And for the first time, the percentage of black men and white men who light up is essentially the same.

That is considered a victory, since men have accounted for nearly all of the difference in smoking rates between the races.

Experts attribute the shift --- documented in a report released Thursday by the Centers for Disease Control and Prevention --- to several factors: anti-smoking programs targeting African-Americans; a negative view of cigarettes among black teenagers; rising income levels among blacks; and a backlash against tobacco advertising directed at minorities.

"The African-American community has been very active about tobacco prevention and control," said Dr. Corinne Husten of the CDC's Office of Smoking and Health. "African-American kids are getting a much stronger message from their family and extended family about not smoking."

In the mid-1960s, soon after the U.S. Surgeon General's first report on the health hazards of cigarettes, 60.2 percent of black men and 51.4 percent of white men smoked. In 2000-2001, that dropped to 26.9 percent of black men and 25.6 percent of white men --- a statistical tie --- the CDC said.
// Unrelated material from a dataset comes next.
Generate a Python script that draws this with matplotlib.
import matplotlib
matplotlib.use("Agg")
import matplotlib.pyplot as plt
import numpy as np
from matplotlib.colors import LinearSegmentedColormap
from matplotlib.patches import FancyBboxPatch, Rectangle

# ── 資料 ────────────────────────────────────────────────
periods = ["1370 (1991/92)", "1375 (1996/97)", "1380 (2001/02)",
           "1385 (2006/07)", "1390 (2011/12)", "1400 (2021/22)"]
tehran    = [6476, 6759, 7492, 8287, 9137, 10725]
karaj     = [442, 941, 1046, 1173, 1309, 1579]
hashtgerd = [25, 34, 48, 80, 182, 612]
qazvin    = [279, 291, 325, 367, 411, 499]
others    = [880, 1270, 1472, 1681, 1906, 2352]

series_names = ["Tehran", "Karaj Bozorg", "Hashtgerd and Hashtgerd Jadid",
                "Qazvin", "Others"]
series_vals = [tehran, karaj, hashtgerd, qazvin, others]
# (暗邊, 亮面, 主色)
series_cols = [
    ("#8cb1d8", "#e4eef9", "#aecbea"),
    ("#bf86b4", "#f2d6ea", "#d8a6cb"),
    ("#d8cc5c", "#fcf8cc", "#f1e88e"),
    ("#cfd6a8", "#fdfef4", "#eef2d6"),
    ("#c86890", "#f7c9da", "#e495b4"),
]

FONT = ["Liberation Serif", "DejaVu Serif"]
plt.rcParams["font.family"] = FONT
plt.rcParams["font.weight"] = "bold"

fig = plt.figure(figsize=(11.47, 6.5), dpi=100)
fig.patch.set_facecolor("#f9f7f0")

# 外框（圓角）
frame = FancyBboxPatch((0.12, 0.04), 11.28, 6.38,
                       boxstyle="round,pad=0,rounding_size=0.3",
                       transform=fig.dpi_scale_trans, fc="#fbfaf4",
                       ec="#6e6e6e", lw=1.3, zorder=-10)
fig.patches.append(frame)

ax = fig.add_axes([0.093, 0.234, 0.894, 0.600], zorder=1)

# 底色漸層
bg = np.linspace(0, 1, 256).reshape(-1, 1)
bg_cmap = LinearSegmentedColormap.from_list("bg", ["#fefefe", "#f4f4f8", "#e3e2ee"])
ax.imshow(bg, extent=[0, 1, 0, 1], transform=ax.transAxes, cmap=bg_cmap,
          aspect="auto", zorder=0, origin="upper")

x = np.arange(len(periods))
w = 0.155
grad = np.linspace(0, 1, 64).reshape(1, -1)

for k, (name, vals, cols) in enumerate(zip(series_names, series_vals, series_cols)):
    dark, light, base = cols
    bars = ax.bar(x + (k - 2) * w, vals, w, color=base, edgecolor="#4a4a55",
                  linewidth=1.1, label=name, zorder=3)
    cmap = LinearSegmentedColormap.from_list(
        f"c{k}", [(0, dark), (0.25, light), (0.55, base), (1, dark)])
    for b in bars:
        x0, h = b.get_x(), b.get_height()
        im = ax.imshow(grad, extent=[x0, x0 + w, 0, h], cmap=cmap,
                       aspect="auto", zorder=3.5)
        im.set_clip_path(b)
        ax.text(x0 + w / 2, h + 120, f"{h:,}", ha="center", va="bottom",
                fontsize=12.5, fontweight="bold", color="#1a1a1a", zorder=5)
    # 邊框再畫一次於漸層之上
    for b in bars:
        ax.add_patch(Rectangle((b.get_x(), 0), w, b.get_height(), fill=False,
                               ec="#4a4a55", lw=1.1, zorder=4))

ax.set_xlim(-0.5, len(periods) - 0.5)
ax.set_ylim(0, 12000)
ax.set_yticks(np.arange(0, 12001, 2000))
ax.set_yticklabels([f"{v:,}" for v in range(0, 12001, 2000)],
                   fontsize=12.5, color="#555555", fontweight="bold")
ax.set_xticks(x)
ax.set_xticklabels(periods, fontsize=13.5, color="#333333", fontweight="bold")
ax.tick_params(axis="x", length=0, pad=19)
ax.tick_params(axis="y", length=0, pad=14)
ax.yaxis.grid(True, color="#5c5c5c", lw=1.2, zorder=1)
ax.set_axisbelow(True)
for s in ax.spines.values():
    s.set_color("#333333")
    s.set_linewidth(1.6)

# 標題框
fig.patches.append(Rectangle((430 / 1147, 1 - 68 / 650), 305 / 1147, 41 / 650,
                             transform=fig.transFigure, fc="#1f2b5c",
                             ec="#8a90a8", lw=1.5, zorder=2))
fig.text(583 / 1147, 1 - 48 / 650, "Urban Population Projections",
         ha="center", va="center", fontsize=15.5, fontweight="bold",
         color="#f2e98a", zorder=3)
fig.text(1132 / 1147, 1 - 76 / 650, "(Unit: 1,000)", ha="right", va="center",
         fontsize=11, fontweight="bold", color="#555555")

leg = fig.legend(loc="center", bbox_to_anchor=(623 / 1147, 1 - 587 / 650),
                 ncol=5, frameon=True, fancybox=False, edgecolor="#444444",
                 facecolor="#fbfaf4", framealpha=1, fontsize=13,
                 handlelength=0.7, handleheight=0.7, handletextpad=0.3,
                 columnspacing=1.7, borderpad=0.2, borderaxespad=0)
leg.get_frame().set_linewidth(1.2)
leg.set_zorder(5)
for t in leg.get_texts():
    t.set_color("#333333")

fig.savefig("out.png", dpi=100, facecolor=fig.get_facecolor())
Among women, 34 percent of both races smoked in the mid-1960s. In 2000-2001, it was 19.4 percent of blacks and 22.6 percent of whites.

The smoking rate decline has been swifter for blacks than whites for about three decades, but the CDC analysis provides the most current statistics. It says that in 2001, 24 percent of whites and 22.3 percent of blacks smoked. That is still a statistical dead heat, but researchers soon expect to proclaim that a smaller share of blacks smoke than whites.

One reason for the trend may be that smoking rates for black teenagers started dipping below rates for white teenagers in the late 1970s, Husten said. The teenagers from that time are now in their 30s and 40s, so the shift may be showing up among adults.

Focus groups indicate that black youths don't view smoking as "cool" or something that the "in crowd" does, Husten said.

Another factor could be a rise in the economic status of African-Americans, said Tom Glynn, a tobacco researcher at the American Cancer Society. "One of the primary predictors of tobacco use is income level," he said.

Dr. Daniel Blumenthal, chairman of the Department of Community Health and Preventive Medicine at Morehouse School of Medicine, said tobacco advertising in minority neighborhoods has led to a counterattack.

"There are many people in the minority community who have been angry about cigarette companies putting billboards with African-American models in African-American neighborhoods, and they're fighting back."

Whatever seems to be working with blacks apparently isn't extending to Native Americans, who have the highest smoking rate, at 32.7 percent, the CDC's Husten said.

Overall, 22.8 percent of American adults smoked in 2001, down from 25 percent in 1993.

Georgia's rate has been slightly above the national average the past five years. Last year in the state, 24.6 percent of whites and 18.9 percent of blacks smoked.